The next verses shift to the image of a tent. The woman is told to enlarge the place of her tent, to stretch out the curtains, to lengthen the cords and strengthen the stakes. This is not a metaphor for spiritual growth. It is a concrete instruction to prepare for a household that does not yet exist. The tent must be made ready for the children who will come, even though no child is visible. The command assumes the promise will be kept.

The promise itself is territorial. The woman's seed will possess the nations and make the desolate cities inhabited. This is not a private blessing. It is a restoration of land and people, a reversal of exile. The desolate cities, like the barren woman, will be filled. The same Lord who speaks to the woman speaks to the city, and the same pattern holds: what was empty will be crowded.

The Lord then addresses fear and shame directly. The woman is told not to be ashamed or confounded, because she will forget the shame of her youth and the reproach of her widowhood. The shame is not denied; it is remembered, then dismissed. The Lord does not say the shame never happened. He says it will be forgotten, replaced by something else.

The basis for this reversal is the identity of the Lord. He is the Maker, the husband, the Redeemer. He is called the Holy One of Israel and the God of the whole earth. The marriage metaphor is explicit: the Lord has called the woman as a wife forsaken and grieved in spirit, a wife of youth who was cast off. The forsakenness was real, but it was temporary.

The Lord describes the forsaking as a small moment, an overflowing wrath that lasted only a moment. But the mercy that follows is everlasting. The same Lord who hid his face will gather with great mercies. The language of wrath is not minimized, but it is bounded. The mercy has no boundary.

The Lord swears an oath, comparing his promise to the waters of Noah. Just as he swore that the flood would never again cover the earth, so he swears that he will not be angry with this woman or rebuke her. The oath is a guarantee. The mountains may depart and the hills be removed, but the Lord's lovingkindness will not depart, and his covenant of peace will not be removed.

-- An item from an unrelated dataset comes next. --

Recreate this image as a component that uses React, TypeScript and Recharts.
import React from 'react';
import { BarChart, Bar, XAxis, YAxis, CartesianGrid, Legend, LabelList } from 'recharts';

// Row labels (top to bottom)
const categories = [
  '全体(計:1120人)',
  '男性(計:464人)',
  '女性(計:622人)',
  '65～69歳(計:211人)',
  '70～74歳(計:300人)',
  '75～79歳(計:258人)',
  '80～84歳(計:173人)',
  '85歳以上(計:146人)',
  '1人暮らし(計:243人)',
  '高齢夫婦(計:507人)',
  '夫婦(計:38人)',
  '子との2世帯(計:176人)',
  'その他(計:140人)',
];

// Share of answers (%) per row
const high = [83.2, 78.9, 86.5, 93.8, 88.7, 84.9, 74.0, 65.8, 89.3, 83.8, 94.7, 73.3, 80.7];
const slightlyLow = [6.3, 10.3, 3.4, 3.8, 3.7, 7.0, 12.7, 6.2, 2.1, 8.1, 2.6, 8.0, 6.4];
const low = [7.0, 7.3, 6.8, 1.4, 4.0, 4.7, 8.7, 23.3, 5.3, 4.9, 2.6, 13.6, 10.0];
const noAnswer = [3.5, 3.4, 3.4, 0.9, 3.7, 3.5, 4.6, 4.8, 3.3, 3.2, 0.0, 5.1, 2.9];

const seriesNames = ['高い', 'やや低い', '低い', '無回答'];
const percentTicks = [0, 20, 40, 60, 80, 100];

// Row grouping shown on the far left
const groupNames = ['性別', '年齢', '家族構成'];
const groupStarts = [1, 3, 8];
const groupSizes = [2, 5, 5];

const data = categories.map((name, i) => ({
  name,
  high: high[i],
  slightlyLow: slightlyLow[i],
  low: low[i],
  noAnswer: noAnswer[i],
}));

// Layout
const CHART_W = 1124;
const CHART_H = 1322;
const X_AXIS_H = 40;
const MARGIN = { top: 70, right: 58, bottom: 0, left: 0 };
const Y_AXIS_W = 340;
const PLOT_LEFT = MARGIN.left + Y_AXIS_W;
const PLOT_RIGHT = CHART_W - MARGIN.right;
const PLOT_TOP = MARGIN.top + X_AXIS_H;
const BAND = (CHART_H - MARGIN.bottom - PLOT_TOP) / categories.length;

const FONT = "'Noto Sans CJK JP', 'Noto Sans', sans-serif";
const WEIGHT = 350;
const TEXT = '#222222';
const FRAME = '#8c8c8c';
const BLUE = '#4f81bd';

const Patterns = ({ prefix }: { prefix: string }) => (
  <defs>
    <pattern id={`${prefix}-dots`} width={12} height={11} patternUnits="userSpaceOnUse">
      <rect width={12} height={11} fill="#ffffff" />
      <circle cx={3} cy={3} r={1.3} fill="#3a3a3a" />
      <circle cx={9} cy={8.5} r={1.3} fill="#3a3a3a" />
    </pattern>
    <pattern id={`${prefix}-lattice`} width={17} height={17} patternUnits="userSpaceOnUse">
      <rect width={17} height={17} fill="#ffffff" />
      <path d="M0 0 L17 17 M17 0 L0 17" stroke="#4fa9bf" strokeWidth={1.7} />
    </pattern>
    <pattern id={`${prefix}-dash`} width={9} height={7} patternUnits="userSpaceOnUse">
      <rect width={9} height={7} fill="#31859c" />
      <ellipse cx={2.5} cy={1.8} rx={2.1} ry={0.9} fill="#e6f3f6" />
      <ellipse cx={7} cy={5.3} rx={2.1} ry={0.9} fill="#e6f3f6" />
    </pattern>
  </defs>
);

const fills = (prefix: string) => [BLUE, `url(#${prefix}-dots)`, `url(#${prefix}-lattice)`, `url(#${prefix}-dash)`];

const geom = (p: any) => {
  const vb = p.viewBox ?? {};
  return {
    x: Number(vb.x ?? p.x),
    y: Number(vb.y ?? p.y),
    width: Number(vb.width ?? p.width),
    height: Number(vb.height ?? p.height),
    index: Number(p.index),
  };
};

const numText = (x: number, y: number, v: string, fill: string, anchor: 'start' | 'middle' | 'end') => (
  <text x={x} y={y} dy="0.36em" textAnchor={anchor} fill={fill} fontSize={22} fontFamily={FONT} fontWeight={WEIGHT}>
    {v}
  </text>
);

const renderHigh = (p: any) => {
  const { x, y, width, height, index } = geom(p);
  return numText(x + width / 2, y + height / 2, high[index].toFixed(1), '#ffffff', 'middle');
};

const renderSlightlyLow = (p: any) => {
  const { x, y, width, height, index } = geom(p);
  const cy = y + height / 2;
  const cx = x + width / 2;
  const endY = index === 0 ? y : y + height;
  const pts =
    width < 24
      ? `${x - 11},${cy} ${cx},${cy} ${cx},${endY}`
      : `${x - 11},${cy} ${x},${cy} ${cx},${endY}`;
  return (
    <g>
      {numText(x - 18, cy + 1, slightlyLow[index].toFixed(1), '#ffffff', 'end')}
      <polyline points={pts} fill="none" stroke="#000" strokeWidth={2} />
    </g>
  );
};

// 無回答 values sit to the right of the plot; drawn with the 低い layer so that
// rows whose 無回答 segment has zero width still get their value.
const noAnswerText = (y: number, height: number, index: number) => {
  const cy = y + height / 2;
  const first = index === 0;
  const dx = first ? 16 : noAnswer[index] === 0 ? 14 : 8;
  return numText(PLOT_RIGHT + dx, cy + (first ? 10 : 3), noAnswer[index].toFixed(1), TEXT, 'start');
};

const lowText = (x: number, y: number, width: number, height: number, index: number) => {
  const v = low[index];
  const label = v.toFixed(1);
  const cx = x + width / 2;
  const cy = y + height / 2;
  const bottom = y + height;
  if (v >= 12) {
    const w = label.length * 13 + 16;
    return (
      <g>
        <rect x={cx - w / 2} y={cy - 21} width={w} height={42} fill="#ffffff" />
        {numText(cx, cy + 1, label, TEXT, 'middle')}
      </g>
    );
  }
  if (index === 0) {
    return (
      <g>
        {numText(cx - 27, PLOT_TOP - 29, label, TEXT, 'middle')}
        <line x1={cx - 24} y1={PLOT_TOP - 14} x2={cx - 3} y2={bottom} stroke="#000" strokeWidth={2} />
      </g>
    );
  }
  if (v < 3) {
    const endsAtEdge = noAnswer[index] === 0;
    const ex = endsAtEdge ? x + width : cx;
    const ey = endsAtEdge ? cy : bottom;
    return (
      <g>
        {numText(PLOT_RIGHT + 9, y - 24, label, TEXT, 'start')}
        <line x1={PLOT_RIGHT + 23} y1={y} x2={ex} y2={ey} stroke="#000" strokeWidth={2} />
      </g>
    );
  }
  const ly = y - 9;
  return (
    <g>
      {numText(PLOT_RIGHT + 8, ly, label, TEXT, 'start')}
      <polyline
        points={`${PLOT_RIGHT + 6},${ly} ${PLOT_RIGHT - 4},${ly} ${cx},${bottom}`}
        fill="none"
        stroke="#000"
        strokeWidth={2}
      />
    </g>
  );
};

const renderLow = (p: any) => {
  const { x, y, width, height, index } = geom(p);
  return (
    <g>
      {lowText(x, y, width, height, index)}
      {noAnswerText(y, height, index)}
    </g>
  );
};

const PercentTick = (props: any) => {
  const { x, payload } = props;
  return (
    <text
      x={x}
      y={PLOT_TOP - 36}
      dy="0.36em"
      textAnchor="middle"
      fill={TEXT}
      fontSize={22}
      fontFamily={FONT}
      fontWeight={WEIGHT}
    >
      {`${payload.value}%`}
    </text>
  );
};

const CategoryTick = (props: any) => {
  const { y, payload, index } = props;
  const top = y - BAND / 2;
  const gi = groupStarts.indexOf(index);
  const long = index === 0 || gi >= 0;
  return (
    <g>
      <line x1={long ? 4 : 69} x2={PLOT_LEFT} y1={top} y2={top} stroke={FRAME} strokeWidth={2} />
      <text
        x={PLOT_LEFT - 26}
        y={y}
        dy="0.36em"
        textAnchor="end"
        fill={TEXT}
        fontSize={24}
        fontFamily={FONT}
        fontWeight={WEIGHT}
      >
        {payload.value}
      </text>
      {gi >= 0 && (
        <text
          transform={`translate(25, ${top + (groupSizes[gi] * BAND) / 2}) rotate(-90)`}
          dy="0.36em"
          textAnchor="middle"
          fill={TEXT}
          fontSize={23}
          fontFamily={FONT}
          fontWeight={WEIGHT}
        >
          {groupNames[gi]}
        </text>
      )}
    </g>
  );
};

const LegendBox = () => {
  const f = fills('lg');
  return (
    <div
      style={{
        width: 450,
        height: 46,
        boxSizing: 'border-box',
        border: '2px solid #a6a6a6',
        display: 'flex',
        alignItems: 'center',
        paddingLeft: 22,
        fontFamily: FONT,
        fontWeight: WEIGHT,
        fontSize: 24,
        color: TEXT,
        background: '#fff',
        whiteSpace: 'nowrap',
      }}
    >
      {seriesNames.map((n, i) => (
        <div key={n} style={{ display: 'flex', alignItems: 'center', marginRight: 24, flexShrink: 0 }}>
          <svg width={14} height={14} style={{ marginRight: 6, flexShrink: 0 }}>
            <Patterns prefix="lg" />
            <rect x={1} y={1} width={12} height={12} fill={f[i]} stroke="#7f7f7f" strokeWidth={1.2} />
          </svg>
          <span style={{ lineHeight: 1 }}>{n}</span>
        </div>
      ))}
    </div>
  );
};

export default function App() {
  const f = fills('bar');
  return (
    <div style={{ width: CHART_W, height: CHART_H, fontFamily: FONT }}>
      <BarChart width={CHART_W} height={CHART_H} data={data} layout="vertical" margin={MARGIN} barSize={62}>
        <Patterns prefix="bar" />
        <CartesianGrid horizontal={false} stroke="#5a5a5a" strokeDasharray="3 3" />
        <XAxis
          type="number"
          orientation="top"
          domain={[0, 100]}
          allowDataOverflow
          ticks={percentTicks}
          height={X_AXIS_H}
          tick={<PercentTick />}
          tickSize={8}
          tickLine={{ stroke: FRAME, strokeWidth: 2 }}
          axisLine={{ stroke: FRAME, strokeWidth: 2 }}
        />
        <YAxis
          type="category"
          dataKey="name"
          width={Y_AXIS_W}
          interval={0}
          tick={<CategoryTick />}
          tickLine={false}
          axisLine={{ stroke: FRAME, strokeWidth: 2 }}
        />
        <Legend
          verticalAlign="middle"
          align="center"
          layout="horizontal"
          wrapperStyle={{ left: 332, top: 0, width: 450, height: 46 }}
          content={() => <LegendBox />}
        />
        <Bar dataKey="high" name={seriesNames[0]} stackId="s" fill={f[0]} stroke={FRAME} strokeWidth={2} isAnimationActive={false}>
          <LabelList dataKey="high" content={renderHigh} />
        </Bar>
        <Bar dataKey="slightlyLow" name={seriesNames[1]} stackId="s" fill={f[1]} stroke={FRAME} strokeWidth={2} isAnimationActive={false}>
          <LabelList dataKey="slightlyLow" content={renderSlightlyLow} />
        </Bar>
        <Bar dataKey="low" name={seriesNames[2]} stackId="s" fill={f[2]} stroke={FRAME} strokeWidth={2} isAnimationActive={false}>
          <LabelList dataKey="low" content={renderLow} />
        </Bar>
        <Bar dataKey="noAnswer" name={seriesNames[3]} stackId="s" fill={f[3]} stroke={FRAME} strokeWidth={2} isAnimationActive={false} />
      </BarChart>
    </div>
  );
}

The chapter then addresses the afflicted one, tossed with tempest and not comforted. The Lord promises to set her stones in fair colors, to lay her foundations with sapphires, to make her pinnacles of rubies, her gates of carbuncles, and all her border of precious stones. This is not a description of a literal building. It is a vision of a city so restored that its materials reflect the glory of the one who rebuilds it.

The children of this city will be taught by the Lord, and their peace will be great. The city will be established in righteousness, far from oppression and terror. The enemies who gather against her will fall, because their gathering is not from the Lord. The smith who makes the weapon and the waster who destroys are both created by the Lord, but no weapon formed against this city will prosper, and every tongue that rises in judgment will be condemned.

The chapter closes by naming this promise as the heritage of the servants of the Lord. Their righteousness is from him. The barren woman, the desolate city, the afflicted one—all are given a future that does not depend on their past. The tent must be enlarged because the Lord has sworn it. The singing must begin before the children arrive.